TASK GOAL> Print only the lines from the top of the data through the line with "-1.0, -1.1, -1.2];", both included, skipping every picture.

# # # # #

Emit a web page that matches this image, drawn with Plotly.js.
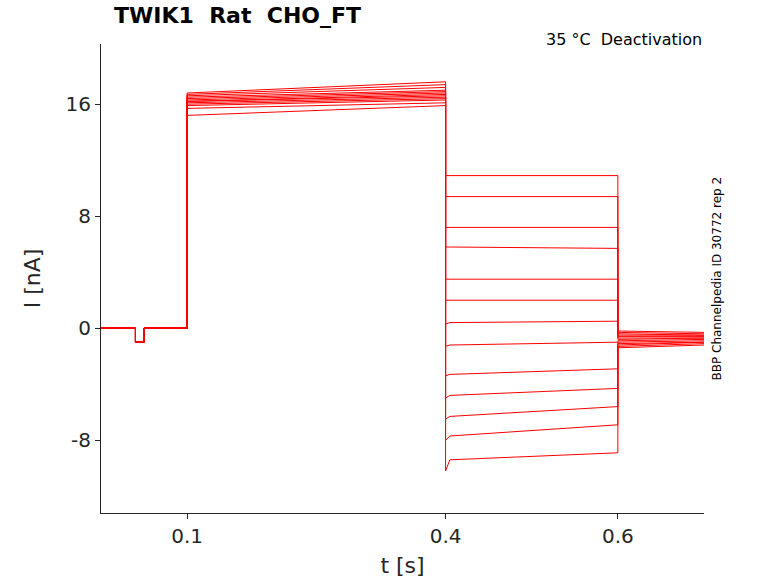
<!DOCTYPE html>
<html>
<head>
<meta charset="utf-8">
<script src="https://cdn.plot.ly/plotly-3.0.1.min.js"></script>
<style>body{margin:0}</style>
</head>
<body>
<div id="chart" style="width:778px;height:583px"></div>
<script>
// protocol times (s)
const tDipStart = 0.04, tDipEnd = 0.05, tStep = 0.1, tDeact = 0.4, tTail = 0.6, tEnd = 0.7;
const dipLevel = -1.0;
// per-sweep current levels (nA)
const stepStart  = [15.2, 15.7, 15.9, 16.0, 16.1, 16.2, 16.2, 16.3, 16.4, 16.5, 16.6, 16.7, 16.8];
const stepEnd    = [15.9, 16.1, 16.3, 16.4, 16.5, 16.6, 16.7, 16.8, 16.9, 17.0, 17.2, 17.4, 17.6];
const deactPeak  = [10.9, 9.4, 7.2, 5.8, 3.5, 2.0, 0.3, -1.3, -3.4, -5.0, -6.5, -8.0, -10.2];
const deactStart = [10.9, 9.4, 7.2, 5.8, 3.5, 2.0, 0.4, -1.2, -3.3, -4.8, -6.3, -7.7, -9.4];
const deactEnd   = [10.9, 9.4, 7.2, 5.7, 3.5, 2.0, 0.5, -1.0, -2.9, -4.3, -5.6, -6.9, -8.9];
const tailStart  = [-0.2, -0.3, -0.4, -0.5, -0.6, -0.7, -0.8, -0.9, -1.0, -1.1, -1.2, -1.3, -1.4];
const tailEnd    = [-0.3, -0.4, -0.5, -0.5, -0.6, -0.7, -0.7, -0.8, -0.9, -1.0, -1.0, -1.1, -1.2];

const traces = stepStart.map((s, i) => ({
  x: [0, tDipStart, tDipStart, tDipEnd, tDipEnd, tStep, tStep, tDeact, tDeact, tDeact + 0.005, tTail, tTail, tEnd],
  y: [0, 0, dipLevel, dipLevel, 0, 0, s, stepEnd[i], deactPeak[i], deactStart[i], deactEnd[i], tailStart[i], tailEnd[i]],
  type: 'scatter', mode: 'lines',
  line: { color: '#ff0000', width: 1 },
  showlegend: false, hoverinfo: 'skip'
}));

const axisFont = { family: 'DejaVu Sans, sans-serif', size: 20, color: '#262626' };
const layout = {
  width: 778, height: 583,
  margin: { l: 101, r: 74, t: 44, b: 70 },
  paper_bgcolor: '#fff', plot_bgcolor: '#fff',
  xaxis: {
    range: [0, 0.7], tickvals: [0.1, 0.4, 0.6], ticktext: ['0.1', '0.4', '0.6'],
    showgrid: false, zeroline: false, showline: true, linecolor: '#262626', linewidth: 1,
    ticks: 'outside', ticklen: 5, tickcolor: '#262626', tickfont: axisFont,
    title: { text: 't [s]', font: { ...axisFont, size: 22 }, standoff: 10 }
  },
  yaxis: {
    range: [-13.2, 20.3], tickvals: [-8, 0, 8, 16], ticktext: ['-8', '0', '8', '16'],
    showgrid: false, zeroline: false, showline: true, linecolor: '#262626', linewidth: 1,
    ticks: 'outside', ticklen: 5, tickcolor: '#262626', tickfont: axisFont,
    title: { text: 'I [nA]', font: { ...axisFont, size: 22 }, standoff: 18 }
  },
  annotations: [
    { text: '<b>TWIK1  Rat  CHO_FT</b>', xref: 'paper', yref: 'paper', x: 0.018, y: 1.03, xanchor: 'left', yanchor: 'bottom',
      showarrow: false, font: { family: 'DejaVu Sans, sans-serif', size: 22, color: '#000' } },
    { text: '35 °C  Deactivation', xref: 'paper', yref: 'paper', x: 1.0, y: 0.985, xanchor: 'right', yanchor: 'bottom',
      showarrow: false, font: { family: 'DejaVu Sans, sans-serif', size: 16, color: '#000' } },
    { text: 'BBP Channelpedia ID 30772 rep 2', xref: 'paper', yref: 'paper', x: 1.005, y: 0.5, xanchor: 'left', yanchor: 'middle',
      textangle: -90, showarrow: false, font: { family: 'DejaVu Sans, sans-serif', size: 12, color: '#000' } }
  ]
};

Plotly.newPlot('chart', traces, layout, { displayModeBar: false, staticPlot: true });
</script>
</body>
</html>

# # # # #

RESULT OF THIS TASK>
Emit a web page that matches this image, drawn with Plotly.js.
<!DOCTYPE html>
<html>
<head>
<meta charset="utf-8">
<script src="https://cdn.plot.ly/plotly-3.0.1.min.js"></script>
<style>body{margin:0}</style>
</head>
<body>
<div id="chart" style="width:778px;height:583px"></div>
<script>
// protocol times (s)
const tDipStart = 0.04, tDipEnd = 0.05, tStep = 0.1, tDeact = 0.4, tTail = 0.6, tEnd = 0.7;
const dipLevel = -1.0;
// per-sweep current levels (nA)
const stepStart  = [15.2, 15.7, 15.9, 16.0, 16.1, 16.2, 16.2, 16.3, 16.4, 16.5, 16.6, 16.7, 16.8];
const stepEnd    = [15.9, 16.1, 16.3, 16.4, 16.5, 16.6, 16.7, 16.8, 16.9, 17.0, 17.2, 17.4, 17.6];
const deactPeak  = [10.9, 9.4, 7.2, 5.8, 3.5, 2.0, 0.3, -1.3, -3.4, -5.0, -6.5, -8.0, -10.2];
const deactStart = [10.9, 9.4, 7.2, 5.8, 3.5, 2.0, 0.4, -1.2, -3.3, -4.8, -6.3, -7.7, -9.4];
const deactEnd   = [10.9, 9.4, 7.2, 5.7, 3.5, 2.0, 0.5, -1.0, -2.9, -4.3, -5.6, -6.9, -8.9];
const tailStart  = [-0.2, -0.3, -0.4, -0.5, -0.6, -0.7, -0.8, -0.9, -1.0, -1.1, -1.2, -1.3, -1.4];
const tailEnd    = [-0.3, -0.4, -0.5, -0.5, -0.6, -0.7, -0.7, -0.8, -0.9, -1.0, -1.0, -1.1, -1.2];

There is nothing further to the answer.